- [Task goal]
Write the data out again, character for character, with no images.

________________________

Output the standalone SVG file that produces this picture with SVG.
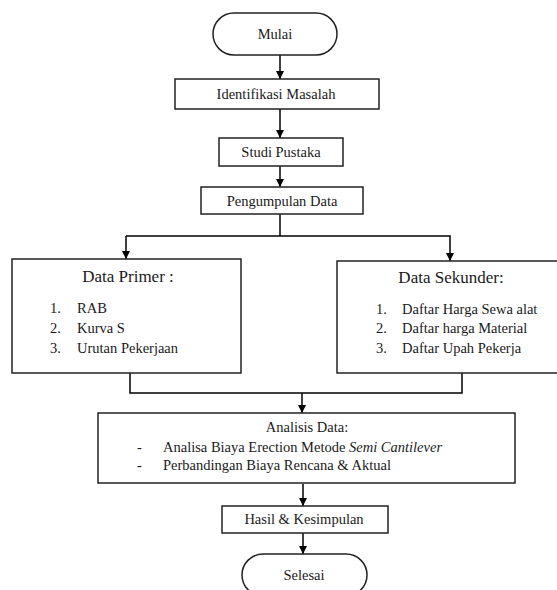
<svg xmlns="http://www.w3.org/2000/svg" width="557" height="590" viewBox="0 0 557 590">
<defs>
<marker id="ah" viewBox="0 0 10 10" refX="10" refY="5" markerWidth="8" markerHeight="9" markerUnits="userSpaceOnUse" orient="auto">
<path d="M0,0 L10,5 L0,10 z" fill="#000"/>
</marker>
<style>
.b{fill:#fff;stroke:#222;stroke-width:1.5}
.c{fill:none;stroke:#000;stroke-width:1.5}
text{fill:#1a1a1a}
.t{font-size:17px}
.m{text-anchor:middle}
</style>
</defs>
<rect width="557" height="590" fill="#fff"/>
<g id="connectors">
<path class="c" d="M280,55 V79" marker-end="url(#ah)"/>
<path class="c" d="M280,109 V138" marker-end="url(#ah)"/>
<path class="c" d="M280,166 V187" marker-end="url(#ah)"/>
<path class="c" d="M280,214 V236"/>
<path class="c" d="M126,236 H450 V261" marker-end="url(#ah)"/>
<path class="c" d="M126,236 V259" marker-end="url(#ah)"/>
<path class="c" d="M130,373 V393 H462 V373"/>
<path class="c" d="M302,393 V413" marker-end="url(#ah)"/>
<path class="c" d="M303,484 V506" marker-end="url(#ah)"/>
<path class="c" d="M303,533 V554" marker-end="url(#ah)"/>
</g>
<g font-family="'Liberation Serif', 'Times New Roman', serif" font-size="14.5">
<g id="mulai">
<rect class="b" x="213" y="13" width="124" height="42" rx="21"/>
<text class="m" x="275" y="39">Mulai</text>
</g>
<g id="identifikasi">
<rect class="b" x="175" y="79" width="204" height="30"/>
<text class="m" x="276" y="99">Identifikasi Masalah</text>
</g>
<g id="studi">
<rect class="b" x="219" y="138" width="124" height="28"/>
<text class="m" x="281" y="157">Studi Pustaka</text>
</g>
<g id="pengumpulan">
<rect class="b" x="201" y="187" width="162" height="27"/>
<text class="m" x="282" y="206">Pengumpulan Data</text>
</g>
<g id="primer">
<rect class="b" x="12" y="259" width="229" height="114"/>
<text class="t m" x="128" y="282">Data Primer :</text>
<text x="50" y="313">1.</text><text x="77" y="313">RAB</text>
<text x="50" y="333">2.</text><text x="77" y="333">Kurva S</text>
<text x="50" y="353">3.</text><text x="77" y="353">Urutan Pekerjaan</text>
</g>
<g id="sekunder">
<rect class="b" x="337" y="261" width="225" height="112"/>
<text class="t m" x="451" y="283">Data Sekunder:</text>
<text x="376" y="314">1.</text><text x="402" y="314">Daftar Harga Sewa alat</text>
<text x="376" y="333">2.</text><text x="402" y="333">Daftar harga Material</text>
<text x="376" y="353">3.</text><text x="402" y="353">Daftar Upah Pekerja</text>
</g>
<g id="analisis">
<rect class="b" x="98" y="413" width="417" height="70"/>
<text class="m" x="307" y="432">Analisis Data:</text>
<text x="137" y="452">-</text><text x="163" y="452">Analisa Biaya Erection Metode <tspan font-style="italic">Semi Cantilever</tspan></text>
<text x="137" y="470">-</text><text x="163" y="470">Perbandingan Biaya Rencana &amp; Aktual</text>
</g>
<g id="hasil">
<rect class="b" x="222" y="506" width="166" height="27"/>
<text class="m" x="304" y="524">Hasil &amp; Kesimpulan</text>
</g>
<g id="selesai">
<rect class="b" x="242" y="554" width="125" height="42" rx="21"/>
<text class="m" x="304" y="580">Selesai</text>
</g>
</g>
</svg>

________________________

- [Answer for the task]
Output the standalone SVG file that produces this picture with SVG.
<svg xmlns="http://www.w3.org/2000/svg" width="557" height="590" viewBox="0 0 557 590">
<defs>
<marker id="ah" viewBox="0 0 10 10" refX="10" refY="5" markerWidth="8" markerHeight="9" markerUnits="userSpaceOnUse" orient="auto">
<path d="M0,0 L10,5 L0,10 z" fill="#000"/>
</marker>
<style>
.b{fill:#fff;stroke:#222;stroke-width:1.5}
.c{fill:none;stroke:#000;stroke-width:1.5}
text{fill:#1a1a1a}
.t{font-size:17px}
.m{text-anchor:middle}
</style>
</defs>
<rect width="557" height="590" fill="#fff"/>
<g id="connectors">
<path class="c" d="M280,55 V79" marker-end="url(#ah)"/>
<path class="c" d="M280,109 V138" marker-end="url(#ah)"/>
<path class="c" d="M280,166 V187" marker-end="url(#ah)"/>
<path class="c" d="M280,214 V236"/>
<path class="c" d="M126,236 H450 V261" marker-end="url(#ah)"/>
<path class="c" d="M126,236 V259" marker-end="url(#ah)"/>
<path class="c" d="M130,373 V393 H462 V373"/>
<path class="c" d="M302,393 V413" marker-end="url(#ah)"/>
<path class="c" d="M303,484 V506" marker-end="url(#ah)"/>
<path class="c" d="M303,533 V554" marker-end="url(#ah)"/>
</g>
<g font-family="'Liberation Serif', 'Times New Roman', serif" font-size="14.5">
<g id="mulai">
<rect class="b" x="213" y="13" width="124" height="42" rx="21"/>
<text class="m" x="275" y="39">Mulai</text>
</g>
<g id="identifikasi">
<rect class="b" x="175" y="79" width="204" height="30"/>
<text class="m" x="276" y="99">Identifikasi Masalah</text>
</g>
<g id="studi">
<rect class="b" x="219" y="138" width="124" height="28"/>
<text class="m" x="281" y="157">Studi Pustaka</text>
</g>
<g id="pengumpulan">
<rect class="b" x="201" y="187" width="162" height="27"/>
<text class="m" x="282" y="206">Pengumpulan Data</text>
</g>
<g id="primer">
<rect class="b" x="12" y="259" width="229" height="114"/>
<text class="t m" x="128" y="282">Data Primer :</text>
<text x="50" y="313">1.</text><text x="77" y="313">RAB</text>
<text x="50" y="333">2.</text><text x="77" y="333">Kurva S</text>
<text x="50" y="353">3.</text><text x="77" y="353">Urutan Pekerjaan</text>
</g>
<g id="sekunder">
<rect class="b" x="337" y="261" width="225" height="112"/>
<text class="t m" x="451" y="283">Data Sekunder:</text>
<text x="376" y="314">1.</text><text x="402" y="314">Daftar Harga Sewa alat</text>
<text x="376" y="333">2.</text><text x="402" y="333">Daftar harga Material</text>
<text x="376" y="353">3.</text><text x="402" y="353">Daftar Upah Pekerja</text>
</g>
<g id="analisis">
<rect class="b" x="98" y="413" width="417" height="70"/>
<text class="m" x="307" y="432">Analisis Data:</text>
<text x="137" y="452">-</text><text x="163" y="452">Analisa Biaya Erection Metode <tspan font-style="italic">Semi Cantilever</tspan></text>
<text x="137" y="470">-</text><text x="163" y="470">Perbandingan Biaya Rencana &amp; Aktual</text>
</g>
<g id="hasil">
<rect class="b" x="222" y="506" width="166" height="27"/>
<text class="m" x="304" y="524">Hasil &amp; Kesimpulan</text>
</g>
<g id="selesai">
<rect class="b" x="242" y="554" width="125" height="42" rx="21"/>
<text class="m" x="304" y="580">Selesai</text>
</g>
</g>
</svg>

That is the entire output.